Shopping has never been easier (which can be great) - tapping your phone at the till or clicking ‘pay now’ or ‘pay later’ without leaving your house has great benefits! However, this can lead to impulse purchases leaving you with surplus items which you don’t actually need. Before you buy something, think to yourself: what will I wear this with? do I have something similar already? How many times will I wear this?

2. Change Who You Follow

On average, we spend five hours per day on our phones. That’s five hours of relentless online advertising – whether we’re aware of it or not. Seek to engage with people who give tips on second-hand shopping and upcycling, and who really encourage you to re-wear outfits again and again. Similarly, unsubscribing from stores’ mailing lists will limit your lunchtime impulse buys. There are lots of great influencers and stylists who show you how to have a staple, timeless wardrobe rather than cheap trends which usually just clutters your life!

3. Organise Your Wardrobe

It’s always a good idea to do a spring clean every so often. Be ruthless and take the clothes you haven’t worn in a few months, sell or donate your clothes to someone who will wear them - give your unwanted items a new home! Organise your wardrobe into seasons and pack away your summer clothes when winter comes so you have a clear idea of what clothes you already have before purchasing more.

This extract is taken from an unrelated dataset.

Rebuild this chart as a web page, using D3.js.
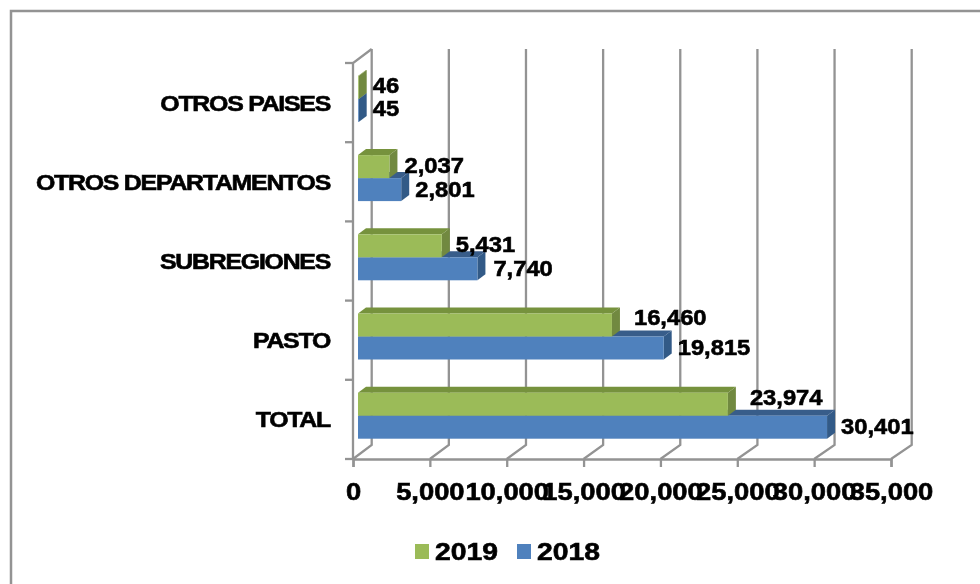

4. Choose Quality Over Quantity

Change what you splurge on. Instead of spending your savings on a dress for a wedding or a pair of shoes that you'll only wear for special occasions, spend your 'investment' cash on the things you wear every day. Stop thinking, 'I would never spend that much on a pair of jeans'. Instead, consider that you are only going to buy one pair of jeans this year, or one item this month – and make it that. After a few seasons, you will have a high-quality, sustainable wardrobe to be proud of.

5. Care for your clothes

With the average lifetime for a clothing garment in the UK estimated at just over 2 years and an estimated £140m worth of clothing ending up in a landfill each year. Taking good care of your clothes has never been more important to beat fast fashion culture. You can care for your clothes by washing them less and washing at low temperatures. Cutting down on dry cleaning as it's a highly chemical intense process that has negative environmental impacts.

I’ve changed my attitude to the way I shop and as a result, I actually prefer my wardrobe as it contains plain, staple items that I love wearing.